I was reading the proof of Egorov's theorem and ran into two unclear moments.
1) Why the sets $E_k^n$ are measurable? I was trying in this way: Since $f_j(x)$ are measurable then limit function $f(x)$ is also measurable. Hence $f_j(x)$ and $-f(x)$ are measurable functions. In order $f_j(x)-f(x)$ to be measurable they should be finite a.e. But this condition does not follow the theorem's condition.
2) We know that when we fix $n$ we have $E_k^n\to E$ as $k\to\infty$. Then we can find $k_1$ such that $$m(E-E_{k_1}^n)<\frac{1}{2},$$ and taking $n=1$ we get what we need, namely $m(E-E_{k_1}^1)<\frac{1}{2},$ and we can do this repeatedly and get needed sequence $k_n$. Am I right?

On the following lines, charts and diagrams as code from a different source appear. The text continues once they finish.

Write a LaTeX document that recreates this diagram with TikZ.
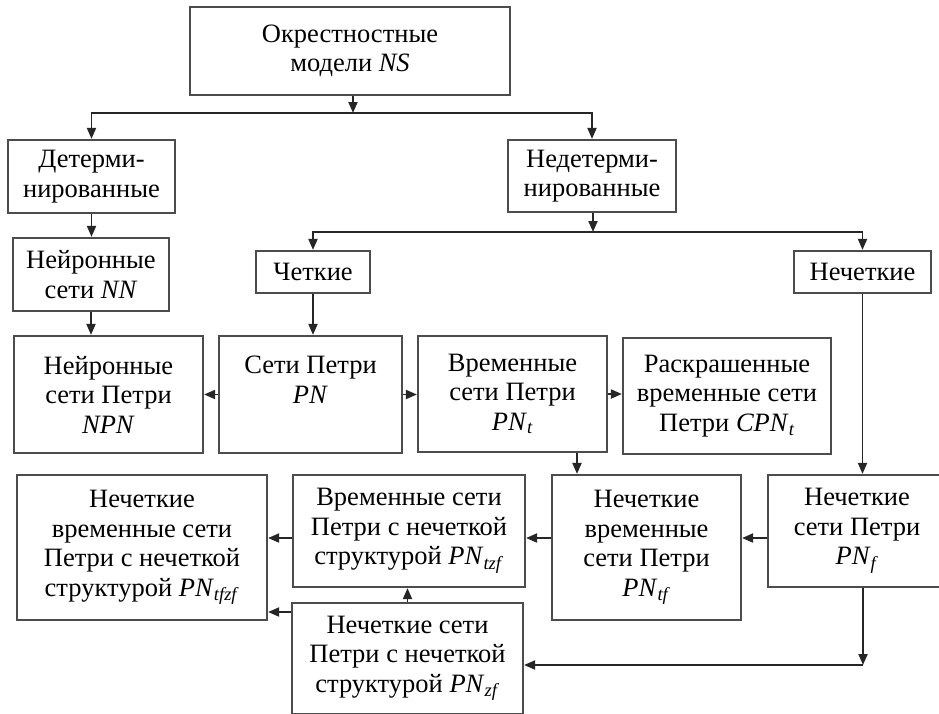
\documentclass[tikz,border=0pt]{standalone}
\usepackage{fontspec}
\setmainfont{Liberation Serif}
\usetikzlibrary{arrows.meta}
\newcommand\pnsub[2]{\textit{#1}\textsubscript{\textit{#2}}}
\begin{document}
\begin{tikzpicture}[x=1pt,y=-1pt,
  box/.style={draw=black!70, line width=2.2pt, align=center, inner sep=0pt,
    font=\fontsize{26.5}{29.5}\selectfont, fill=white},
  arr/.style={draw=black!85, line width=1.9pt, -{Triangle[length=11pt,width=9pt]}}]
\useasboundingbox (0,0) rectangle (939,713);
\clip (0,0) rectangle (939,713);
\fill[white] (0,0) rectangle (939,713);

\node[box, minimum width=320, minimum height=88] (ns) at (350,51) {Окрестностные\\модели \textit{NS}};
\node[box, minimum width=167, minimum height=73] (det) at (91.5,176.5) {Детерми-\\нированные};
\node[box, minimum width=168, minimum height=72] (ndet) at (592,176) {Недетерми-\\нированные};
\node[box, minimum width=156, minimum height=73] (nn) at (91,274.5) {Нейронные\\сети \textit{NN}};
\node[box, minimum width=114, minimum height=42] (chet) at (313,272) {Четкие};
\node[box, minimum width=137, minimum height=42] (nchet) at (862.5,272) {Нечеткие};
\node[box, minimum width=189, minimum height=117] (npn) at (108.5,394.5) {Нейронные\\сети Петри\\\textit{NPN}};
\node[box, minimum width=183, minimum height=117] (pn) at (310.5,394.5) {Сети Петри\\\textit{PN}\\\mbox{}};
\node[box, minimum width=189, minimum height=116] (pnt) at (512.5,394) {Временные\\сети Петри\\\pnsub{PN}{t}};
\node[box, minimum width=208, minimum height=116] (cpnt) at (727,396) {Раскрашенные\\временные сети\\Петри \pnsub{CPN}{t}};
\node[box, minimum width=250, minimum height=145] (pntfzf) at (142,547.5) {Нечеткие\\временные сети\\Петри с нечеткой\\структурой \pnsub{PN}{tfzf}};
\node[box, minimum width=232, minimum height=112] (pntzf) at (409,531) {Временные сети\\Петри с нечеткой\\структурой \pnsub{PN}{tzf}};
\node[box, minimum width=189, minimum height=145] (pntf) at (646.5,547.5) {Нечеткие\\временные\\сети Петри\\\pnsub{PN}{tf}};
\node[box, minimum width=178, minimum height=112] (pnf) at (857,531) {Нечеткие\\сети Петри\\\pnsub{PN}{f}};
\node[box, minimum width=231, minimum height=111] (pnzf) at (407.5,658.5) {Нечеткие сети\\Петри с нечеткой\\структурой \pnsub{PN}{zf}};

\coordinate (s1) at (353,113);
\coordinate (s2) at (593,232);
\coordinate (r1) at (0,538);
\coordinate (r2) at (0,612);
\coordinate (c1) at (863,665);
\coordinate (xt) at (577,0);

\draw[arr] (ns.south -| s1) -- (s1);
\draw[arr] (s1) -| (det.north);
\draw[arr] (s1) -| (ndet.north);
\draw[arr] (det.south) -- (det.south |- nn.north);
\draw[arr] (nn.south) -- (nn.south |- npn.north);
\draw[arr] (ndet.south -| s2) -- (s2);
\draw[arr] (s2) -| (chet.north);
\draw[arr] (s2) -| (nchet.north);
\draw[arr] (chet.south) -- (chet.south |- pn.north);
\draw[arr] (pn.west) -- (pn.west -| npn.east);
\draw[arr] (pn.east) -- (pn.east -| pnt.west);
\draw[arr] (pnt.east) -- (pnt.east -| cpnt.west);
\draw[arr] (xt |- pnt.south) -- (xt |- pntf.north);
\draw[arr] (nchet.south) -- (nchet.south |- pnf.north);
\draw[arr] (pnf.west |- r1) -- (pntf.east |- r1);
\draw[arr] (pntf.west |- r1) -- (pntzf.east |- r1);
\draw[arr] (pntzf.west |- r1) -- (pntfzf.east |- r1);
\draw[arr] (pnzf.north) -- (pnzf.north |- pntzf.south);
\draw[arr] (pnzf.west |- r2) -- (pntfzf.east |- r2);
\draw[arr] (c1 |- pnf.south) -- (c1);
\draw[arr] (c1) -- (c1 -| pnzf.east);
\end{tikzpicture}
\end{document}
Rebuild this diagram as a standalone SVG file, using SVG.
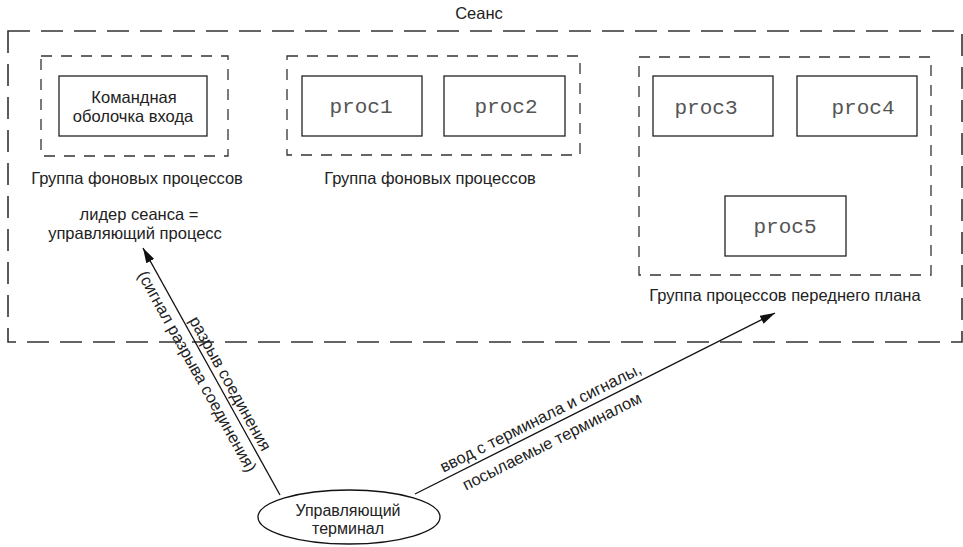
<svg xmlns="http://www.w3.org/2000/svg" width="963" height="547" viewBox="0 0 963 547">
<defs>
<style>
.t{font-family:"Liberation Sans",Arial,sans-serif;font-size:16.5px;fill:#222;text-anchor:middle}
.s{font-size:16px}
.m{font-family:"Liberation Mono","Courier New",monospace;font-size:21px;fill:#555;text-anchor:middle}
.outer{fill:none;stroke:#333;stroke-width:1.6;stroke-dasharray:22 11}
.grp{fill:none;stroke:#333;stroke-width:1.3;stroke-dasharray:11 9}
.box{fill:#fff;stroke:#222;stroke-width:1.3}
.conn{fill:none;stroke:#111;stroke-width:1.3}
</style>
<marker id="arr" markerUnits="userSpaceOnUse" markerWidth="16" markerHeight="10" refX="15" refY="4.5" orient="auto">
<path d="M0,0 L15,4.5 L0,9 z" fill="#111"/>
</marker>
</defs>
<rect width="963" height="547" fill="#fff"/>

<g id="session">
<rect class="outer" x="8" y="31" width="954" height="311"/>
<text class="t" x="479" y="19">Сеанс</text>
</g>

<g id="bg-group-1">
<rect class="grp" x="41" y="56" width="187" height="100"/>
<text class="t" x="137" y="184">Группа фоновых процессов</text>
</g>
<g id="login-shell">
<rect class="box" x="59" y="76" width="148" height="60"/>
<text class="t" x="134" y="103">Командная</text>
<text class="t" x="133" y="122">оболочка входа</text>
</g>
<g id="session-leader">
<text class="t" x="139" y="220">лидер сеанса =</text>
<text class="t" x="135" y="239">управляющий процесс</text>
</g>

<g id="bg-group-2">
<rect class="grp" x="287" y="56" width="293" height="99"/>
<text class="t" x="430" y="184">Группа фоновых процессов</text>
</g>
<g id="proc1">
<rect class="box" x="302" y="76" width="120" height="60"/>
<text class="m" x="361" y="113">proc1</text>
</g>
<g id="proc2">
<rect class="box" x="444" y="76" width="121" height="60"/>
<text class="m" x="506" y="113">proc2</text>
</g>

<g id="fg-group">
<rect class="grp" x="639" y="57" width="292" height="218"/>
<text class="t" x="785" y="301">Группа процессов переднего плана</text>
</g>
<g id="proc3">
<rect class="box" x="653" y="76" width="120" height="60"/>
<text class="m" x="706" y="114">proc3</text>
</g>
<g id="proc4">
<rect class="box" x="797" y="76" width="120" height="60"/>
<text class="m" x="863" y="114">proc4</text>
</g>
<g id="proc5">
<rect class="box" x="725" y="196" width="121" height="60"/>
<text class="m" x="785" y="233">proc5</text>
</g>

<g id="connectors">
<line class="conn" x1="280" y1="495" x2="143" y2="248" marker-end="url(#arr)"/>
<line class="conn" x1="415" y1="494" x2="775" y2="313" marker-end="url(#arr)"/>
<text class="t" x="225.4" y="386.3" transform="rotate(61 225.4 386.3)">разрыв соединения</text>
<text class="t" x="192.3" y="374.1" transform="rotate(61 192.3 374.1)">(сигнал разрыва соединения)</text>
<text class="t" x="543.1" y="422.8" transform="rotate(-26.69 543.1 422.8)">ввод с терминала и сигналы,</text>
<text class="t" x="554.4" y="446.3" transform="rotate(-26.69 554.4 446.3)">посылаемые терминалом</text>
</g>

<g id="terminal">
<ellipse cx="349" cy="517" rx="91" ry="27" fill="#fff" stroke="#111" stroke-width="1.3"/>
<text class="t s" x="348" y="515.5">Управляющий</text>
<text class="t s" x="348" y="533.5">терминал</text>
</g>
</svg>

Would be very grateful for help!
1) I don't understand your issue here. The sum/difference of two measurable functions is measurable. Also, if the difference wasn't finite a.e., that would imply at least one of $f_j(x)$ and $f(x)$ are not finite almost everywhere (the union of two measure 0 sets is measure 0 after all).
2) Presumably yes, although it would help to explain what "Corollary 3.3" is.